What Startups Can Learn from 600 Angel Investors

I recently had the opportunity to attend the 2015 Angel Capital Association (ACA) Summit. More than 600 angel investors congregated in Philadelphia for this annual conference focused on best practices, data and networking.

While I was certainly attending to learn about the mechanics of angel investing (I’ve not been on that side of the equation!), I couldn’t help but think about how valuable the insights shared would be to the average entrepreneur.

So I’ve distilled the best advice from the sessions I attended here. Enjoy!

Be focused, but look for serendipitous moments.

Watching a session on geo-synchronous satellites spurred Kay Koplovitz, founder and CEO of multi-billion dollar USA Networks, into innovation and her career. That serendipitous moment changed her life.

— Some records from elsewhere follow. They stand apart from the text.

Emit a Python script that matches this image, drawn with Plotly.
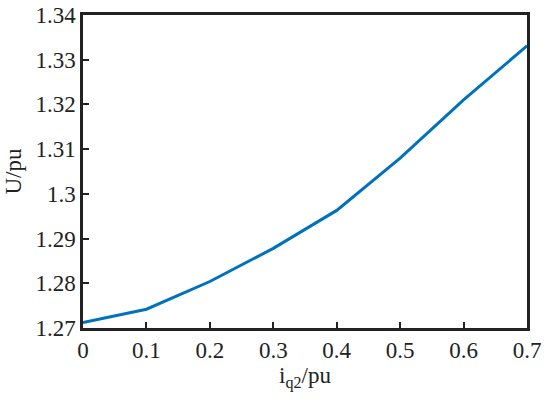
import plotly.graph_objects as go

iq2 = [0, 0.1, 0.2, 0.3, 0.4, 0.5, 0.6, 0.7]
U = [1.2712, 1.2742, 1.2804, 1.2878, 1.2963, 1.3080, 1.3210, 1.3331]
xticks = [0, 0.1, 0.2, 0.3, 0.4, 0.5, 0.6, 0.7]
xticklabels = ["0", "0.1", "0.2", "0.3", "0.4", "0.5", "0.6", "0.7"]
yticks = [1.27, 1.28, 1.29, 1.30, 1.31, 1.32, 1.33, 1.34]
yticklabels = ["1.27", "1.28", "1.29", "1.3", "1.31", "1.32", "1.33", "1.34"]

font = "Liberation Serif, Times New Roman, serif"

fig = go.Figure(go.Scatter(x=iq2, y=U, mode="lines",
                           line=dict(color="#0072BD", width=3)))

fig.update_layout(
    width=550, height=403,
    margin=dict(l=83, r=23, t=15, b=75),
    paper_bgcolor="white", plot_bgcolor="white",
    showlegend=False,
    font=dict(family=font, size=23, color="#222222"),
)
fig.update_xaxes(
    range=[0, 0.7], tickvals=xticks, ticktext=xticklabels,
    showline=True, linecolor="#222222", linewidth=2.5, mirror=True,
    ticks="inside", ticklen=6, tickwidth=2, tickcolor="#222222",
    showgrid=False, zeroline=False, automargin=False,
    title=dict(text="i<sub>q2</sub>/pu", font=dict(family=font, size=23), standoff=4),
)
fig.update_yaxes(
    range=[1.27, 1.34], tickvals=yticks, ticktext=yticklabels,
    showline=True, linecolor="#222222", linewidth=2.5, mirror=True,
    ticks="inside", ticklen=6, tickwidth=2, tickcolor="#222222",
    showgrid=False, zeroline=False, ticklabelstandoff=0, automargin=False,
    title=dict(text="U/pu", font=dict(family=font, size=23), standoff=8),
)

fig.write_html("out.html",
               config={"displayModeBar": False},
               post_script="document.body.style.margin='0';document.body.style.padding='0';")
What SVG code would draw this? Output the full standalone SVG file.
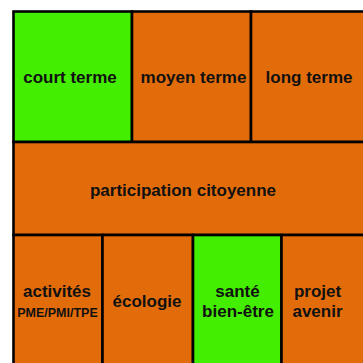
<svg xmlns="http://www.w3.org/2000/svg" width="363" height="363" viewBox="0 0 363 363">
<style>
.o{fill:#E36C0A;stroke:#000;stroke-width:2.6}
.g{fill:#44EE00;stroke:#000;stroke-width:2.6}
text{font-family:"Liberation Sans",Arial,sans-serif;font-weight:bold;font-size:17px;fill:#111;text-anchor:middle}
.s{font-size:12.5px}
</style>
<rect width="363" height="363" fill="#fff"/>
<g id="court-terme"><rect class="g" x="13.5" y="11.5" width="118.5" height="130.5"/><text x="70" y="83">court terme</text></g>
<g id="moyen-terme"><rect class="o" x="132" y="11.5" width="119" height="130.5"/><text x="193.5" y="83">moyen terme</text></g>
<g id="long-terme"><rect class="o" x="251" y="11.5" width="125" height="130.5"/><text x="309" y="83">long terme</text></g>
<g id="participation"><rect class="o" x="13.5" y="142" width="362.5" height="93"/><text x="183" y="195.5">participation citoyenne</text></g>
<g id="activites"><rect class="o" x="13.5" y="235" width="89" height="140"/><text x="57" y="297">activités</text><text class="s" x="57.5" y="317">PME/PMI/TPE</text></g>
<g id="ecologie"><rect class="o" x="102.5" y="235" width="90.5" height="140"/><text x="147" y="306.5">écologie</text></g>
<g id="sante"><rect class="g" x="193" y="235" width="88.5" height="140"/><text x="237.5" y="297">santé</text><text x="238" y="317">bien-être</text></g>
<g id="projet"><rect class="o" x="281.5" y="235" width="94.5" height="140"/><text x="317.5" y="297">projet</text><text x="317.5" y="317">avenir</text></g>
<g id="connectors"/>
</svg>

Angel investors are becoming more diverse.

Women aren’t being rejected; they’re just disconnected. Springboard was created to provide that connection and entrée into the market. When Springboard began, the group hoped for 100 applications to yield 10 to present. Instead they received 300. In 2015, 5 percent of angels were women; in 2015, 24 percent of angels are women.

Kay Koplovitz, USA Network, Co-founder of Springboard Enterprises Editor, Been There, Run That

Identify strategic partners and potential acquirers ASAP.

Don’t wait to do this, do it from day 1. Categorize strategic partners as “ends” (acquirer)” or “means” (a path to reaching an acquirer). Perfect your message of how your company is fulfilling an unmet need.

Lauren Flanagan, Tech founder and investor Founder, Phenomenelle Angels Fund and Belle Capital USA Invest in women led companies

After investment, ensure that follow-on capital is there.

Too often entrepreneurs present business plans that say first round capital is all they will ever need. Experience tells angel investors that can’t be the case.

In seed rounds investors invest on the promise, but follow-on capital must show some results. With follow-on capital you bridged from being purely promise to promise plus something. And that’s results. There’s no place in between. I either want a 30X return or a zero.

Dan Rosen, Early stage investor in more than 80 deals Chair of Seattle Alliance of Angels

Understand what coachability truly means

Most investors understand what this means; many entrepreneurs do not. To an investor, coachability isn’t assessing whether or not an entrepreneur will listen and do what investors what him or her to do, but rather it is assessing whether or not the entrepreneur understands that investors are giving them data and then observing how the entrepreneurs processes and acts on that data. The only way to find out if a founder is capable is to interact with him or her.

Be open to real mentoring.

Giving advice is telling entrepreneurs what they should do. Mentorship is much more dynamic and talking from experience. Not giving an answer but providing data to help them make the best decision.

Investors want founders to want them as an investor as much as the investor wants to invest in the entrepreneur’s company.

Think hard about crowdfunding.

Anyone who believes there won’t be a lot of complexity and confusion along the way, is deceiving himself.

Crowdfunding will be a difficult funding mechanism for companies who need to raise capital beyond a seed round. If an entrepreneur expects to need investors down the road, be wary. Crowdfunding might end up being powerful, but it likely will take a couple of years to understand the full implications once all the rules are out.